The Bush administration's initiative on Middle East democracy has been widely portrayed as ending with a whimper at a trio of international summits this month. [June 21st, 2004] Opposition from France and other European skeptics forced a watering down of the democracy initiatives by the Group of Eight and NATO; several big Arab governments, including Egypt and Saudi Arabia, spurned what was left. In Washington, foreign policy "realism" is back in fashion, thanks to the trouble in Iraq: Both the Democrats around John F. Kerry and a number of powerful Republicans are saying Bush's vision of spreading democracy is a naive and even dangerous illusion.

Should we respect their culture and not impose our foreign values on them? After all there are many other dictatorships out there, are we going to invade them all?

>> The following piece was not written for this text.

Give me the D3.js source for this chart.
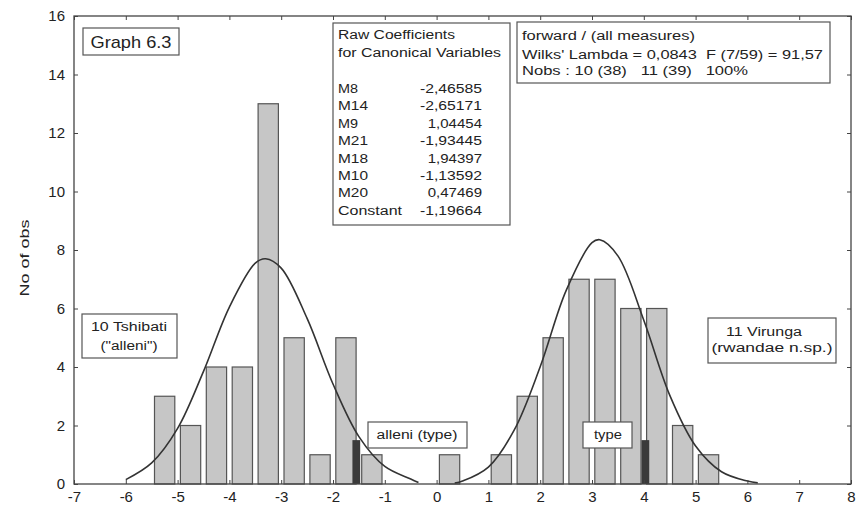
<!DOCTYPE html>
<html>
<head>
<meta charset="utf-8">
<script src="https://cdn.jsdelivr.net/npm/d3@7/dist/d3.min.js"></script>
<style>
  html, body { margin: 0; padding: 0; background: #fff; }
  svg { display: block; }
  text { font-family: "Liberation Sans", Arial, sans-serif; fill: #222; white-space: pre; }
</style>
</head>
<body>
<script>
// ---- data ----
const xTicks = [-7, -6, -5, -4, -3, -2, -1, 0, 1, 2, 3, 4, 5, 6, 7, 8];
const yTicks = [0, 2, 4, 6, 8, 10, 12, 14, 16];
const binWidth = 0.5;
const binStarts = [-5.5, -5, -4.5, -4, -3.5, -3, -2.5, -2, -1.5, 0, 1, 1.5, 2, 2.5, 3, 3.5, 4, 4.5, 5];
const binCounts = [3, 2, 4, 4, 13, 5, 1, 5, 1, 1, 1, 3, 5, 7, 7, 6, 6, 2, 1];
const typeX = [-1.55, 4.03];
const typeCount = [1.5, 1.5];
const leftCurveX = [-6, -5.5, -5, -4.5, -4, -3.5, -3.3, -3, -2.5, -2, -1.5, -1, -0.5, -0.35];
const leftCurveY = [0.15, 0.72, 1.9, 3.85, 6.05, 7.55, 7.7, 7.38, 5.66, 3.42, 1.62, 0.6, 0.17, 0.05];
const rightCurveX = [0.35, 0.5, 1, 1.5, 2, 2.5, 3, 3.15, 3.5, 4, 4.5, 5, 5.5, 6, 6.2];
const rightCurveY = [0.03, 0.1, 0.58, 1.85, 4.01, 6.61, 8.25, 8.35, 7.8, 5.6, 3.04, 1.3, 0.42, 0.1, 0.04];
const coefNames = ["M8", "M14", "M9", "M21", "M18", "M10", "M20", "Constant"];
const coefValues = ["-2,46585", "-2,65171", "1,04454", "-1,93445", "1,94397", "-1,13592", "0,47469", "-1,19664"];

// ---- layout ----
const W = 862, H = 510;
const L = 74, R = 851, T = 16, B = 484;
const svg = d3.select("body").append("svg").attr("width", W).attr("height", H);
const x = d3.scaleLinear().domain([-7, 8]).range([L, R]);
const y = d3.scaleLinear().domain([0, 16]).range([B, T]);
const ink = "#444";

// bars
svg.append("g").selectAll("rect").data(binStarts.map((s, i) => ({ s, c: binCounts[i] })))
  .join("rect")
  .attr("x", d => x(d.s) + 2.8)
  .attr("width", d => x(d.s + binWidth) - x(d.s) - 5.6)
  .attr("y", d => y(d.c))
  .attr("height", d => y(0) - y(d.c))
  .attr("fill", "#c6c6c6")
  .attr("stroke", "#555")
  .attr("stroke-width", 1.2);

// type markers
svg.append("g").selectAll("rect").data(typeX.map((v, i) => ({ v, c: typeCount[i] })))
  .join("rect")
  .attr("x", d => x(d.v - 0.075))
  .attr("width", d => x(d.v + 0.075) - x(d.v - 0.075))
  .attr("y", d => y(d.c))
  .attr("height", d => y(0) - y(d.c))
  .attr("fill", "#3a3a3a");

// curves
const line = d3.line().x(d => x(d[0])).y(d => y(d[1])).curve(d3.curveCatmullRom.alpha(0.5));
[[leftCurveX, leftCurveY], [rightCurveX, rightCurveY]].forEach(([xs, ys]) => {
  svg.append("path")
    .attr("d", line(xs.map((v, i) => [v, ys[i]])))
    .attr("fill", "none").attr("stroke", "#333").attr("stroke-width", 1.6);
});

// axes (inward ticks on all sides)
const fs = 15;
const fmt = d => String(d);
const ax = svg.append("g").attr("transform", `translate(0,${B})`)
  .call(d3.axisBottom(x).tickValues(xTicks).tickFormat(fmt).tickSize(-4).tickSizeOuter(0).tickPadding(7));
const ay = svg.append("g").attr("transform", `translate(${L},0)`)
  .call(d3.axisLeft(y).tickValues(yTicks).tickFormat(fmt).tickSize(-4).tickSizeOuter(0).tickPadding(9));
const at = svg.append("g").attr("transform", `translate(0,${T})`)
  .call(d3.axisTop(x).tickValues(xTicks).tickSize(-4).tickSizeOuter(0).tickFormat(""));
const ar = svg.append("g").attr("transform", `translate(${R},0)`)
  .call(d3.axisRight(y).tickValues(yTicks).tickSize(-4).tickSizeOuter(0).tickFormat(""));
[ax, ay, at, ar].forEach(g => {
  g.select(".domain").remove();
  g.selectAll("line").attr("stroke", ink);
  g.selectAll("text").style("font-size", fs + "px").attr("fill", "#222")
    .style("font-family", '"Liberation Sans", Arial, sans-serif');
});

// frame
svg.append("rect").attr("x", L).attr("y", T).attr("width", R - L).attr("height", B - T)
  .attr("fill", "none").attr("stroke", ink).attr("stroke-width", 1.3);

// y axis label
svg.append("text").attr("transform", "translate(24,258) rotate(-90)")
  .attr("text-anchor", "middle").attr("dominant-baseline", "central").style("font-size", "13px")
  .attr("textLength", 77).attr("lengthAdjust", "spacingAndGlyphs")
  .text("No of obs");

// boxes
function box(x0, y0, x1, y1) {
  svg.append("rect").attr("x", x0).attr("y", y0).attr("width", x1 - x0).attr("height", y1 - y0)
    .attr("fill", "#fff").attr("stroke", "#555").attr("stroke-width", 1.2);
}
function txt(s, px, py, size, len, anchor) {
  const t = svg.append("text").attr("x", px).attr("y", py)
    .attr("text-anchor", anchor || "start").attr("dominant-baseline", "central")
    .attr("xml:space", "preserve")
    .style("font-size", size + "px").text(s);
  if (len) t.attr("textLength", len).attr("lengthAdjust", "spacingAndGlyphs");
  return t;
}

box(83, 28, 179, 55);
txt("Graph 6.3", 131, 42, 17, 81, "middle");

box(333, 23, 510, 225);
txt("Raw Coefficients", 338, 35, 12, 117);
txt("for Canonical Variables", 338, 53, 12, 163);
coefNames.forEach((n, i) => {
  txt(n, 338, 89 + i * 17.4, 12, n.length > 3 ? 64 : n.length * 10);
  txt(coefValues[i], 482, 89 + i * 17.4, 12, coefValues[i].length * 7.75, "end");
});

box(517, 22, 830, 83);
txt("forward / (all measures)", 522, 36, 12, 173);
txt("Wilks' Lambda = 0,0843  F (7/59) = 91,57", 522, 55, 12, 301);
txt("Nobs : 10 (38)   11 (39)   100%", 522, 71, 12, 226);

box(82, 314, 177, 358);
txt("10 Tshibati", 129, 327, 12.5, 76, "middle");
txt('("alleni")', 129, 346, 12.5, 57, "middle");

box(368, 422, 467, 448);
txt("alleni (type)", 417, 435, 12.5, 81, "middle");

box(583, 422, 632, 448);
txt("type", 608, 435, 12.5, 28, "middle");

box(708, 318, 836, 363);
txt("11 Virunga", 764, 332, 12.5, 76, "middle");
txt("(rwandae n.sp.)", 772, 348, 12.5, 121, "middle");
</script>
</body>
</html>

Perhaps we don't have to. Far from reckless, this President did what needed to be done in the time that it needed doing.

The invasion of Afghanistan was fully warranted, yet it was still protested by many on the left. And yes, the invasion of Iraq was an elective war. We elected to proclaim that the new standard is freedom, and turn the strategic tables on terror.

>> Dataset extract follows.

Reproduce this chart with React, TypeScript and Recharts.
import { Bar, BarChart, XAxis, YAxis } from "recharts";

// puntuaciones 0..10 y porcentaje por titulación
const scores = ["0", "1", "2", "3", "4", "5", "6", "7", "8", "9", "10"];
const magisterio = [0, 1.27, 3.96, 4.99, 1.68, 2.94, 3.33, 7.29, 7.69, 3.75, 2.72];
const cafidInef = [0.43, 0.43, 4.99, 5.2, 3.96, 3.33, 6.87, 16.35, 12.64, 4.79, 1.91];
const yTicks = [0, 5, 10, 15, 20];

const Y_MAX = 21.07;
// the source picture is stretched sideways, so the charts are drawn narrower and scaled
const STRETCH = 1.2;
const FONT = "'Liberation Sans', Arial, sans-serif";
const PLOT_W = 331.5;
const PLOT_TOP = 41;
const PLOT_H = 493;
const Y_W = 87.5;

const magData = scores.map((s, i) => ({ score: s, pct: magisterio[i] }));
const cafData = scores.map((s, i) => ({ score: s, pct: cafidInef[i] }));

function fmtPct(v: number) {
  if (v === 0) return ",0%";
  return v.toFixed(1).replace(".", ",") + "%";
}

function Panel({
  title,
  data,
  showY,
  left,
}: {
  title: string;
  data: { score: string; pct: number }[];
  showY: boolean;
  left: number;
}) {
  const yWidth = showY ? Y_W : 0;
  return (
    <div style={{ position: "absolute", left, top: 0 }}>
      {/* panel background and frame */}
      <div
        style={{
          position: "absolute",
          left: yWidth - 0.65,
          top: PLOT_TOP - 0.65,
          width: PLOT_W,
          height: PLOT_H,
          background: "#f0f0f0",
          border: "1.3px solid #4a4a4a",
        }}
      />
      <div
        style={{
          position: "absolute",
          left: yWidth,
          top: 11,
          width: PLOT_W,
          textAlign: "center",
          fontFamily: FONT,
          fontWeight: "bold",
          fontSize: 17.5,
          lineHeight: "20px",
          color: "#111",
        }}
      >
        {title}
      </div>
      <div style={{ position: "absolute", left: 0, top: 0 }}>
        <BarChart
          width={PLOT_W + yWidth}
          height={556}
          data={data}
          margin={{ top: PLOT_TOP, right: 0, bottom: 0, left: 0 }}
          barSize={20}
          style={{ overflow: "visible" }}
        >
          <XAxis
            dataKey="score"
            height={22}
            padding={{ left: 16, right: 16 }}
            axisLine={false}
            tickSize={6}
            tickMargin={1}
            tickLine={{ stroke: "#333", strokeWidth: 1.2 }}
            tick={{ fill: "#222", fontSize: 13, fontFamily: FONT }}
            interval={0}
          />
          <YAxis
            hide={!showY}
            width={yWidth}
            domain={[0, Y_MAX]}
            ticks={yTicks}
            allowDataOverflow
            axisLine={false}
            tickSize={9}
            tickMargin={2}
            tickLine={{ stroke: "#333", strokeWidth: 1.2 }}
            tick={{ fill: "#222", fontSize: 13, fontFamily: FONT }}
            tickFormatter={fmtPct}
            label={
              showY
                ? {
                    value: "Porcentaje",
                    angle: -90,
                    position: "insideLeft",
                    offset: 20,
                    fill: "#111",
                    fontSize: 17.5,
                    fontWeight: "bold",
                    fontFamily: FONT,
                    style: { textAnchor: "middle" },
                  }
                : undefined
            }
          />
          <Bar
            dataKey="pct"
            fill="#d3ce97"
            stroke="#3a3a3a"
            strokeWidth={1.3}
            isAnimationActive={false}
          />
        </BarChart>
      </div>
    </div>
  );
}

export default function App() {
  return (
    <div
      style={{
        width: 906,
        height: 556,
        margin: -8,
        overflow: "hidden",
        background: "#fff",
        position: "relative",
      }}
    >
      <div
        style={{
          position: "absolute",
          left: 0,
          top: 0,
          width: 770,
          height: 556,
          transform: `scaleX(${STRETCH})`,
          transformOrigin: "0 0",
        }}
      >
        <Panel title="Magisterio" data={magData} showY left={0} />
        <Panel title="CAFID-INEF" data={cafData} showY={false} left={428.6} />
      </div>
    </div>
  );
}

But almost all of them say that Bush's preaching on democracy over the past year, and the modest action that has come with it, has changed the terms of debate about the future of the Middle East, both in and outside the region. Bush's campaign "frightened people," King Abdullah of Jordan said in an interview here last week.* "But it also allowed some of us to say that if we don't come up with our own initiative, something will be forced on us. And once you say you are going to reform, you trigger a process that you can't turn back." - June 21st, 2004

Freedom and Democracy at the point of a sword? Sure, if you consider your local police to be keeping the peace 'at the point of a gun', then yeah.

I believe that time, and history, are on our side because the people of the middle east are people just like we are, with the same minds, the same hearts, and the same human nature.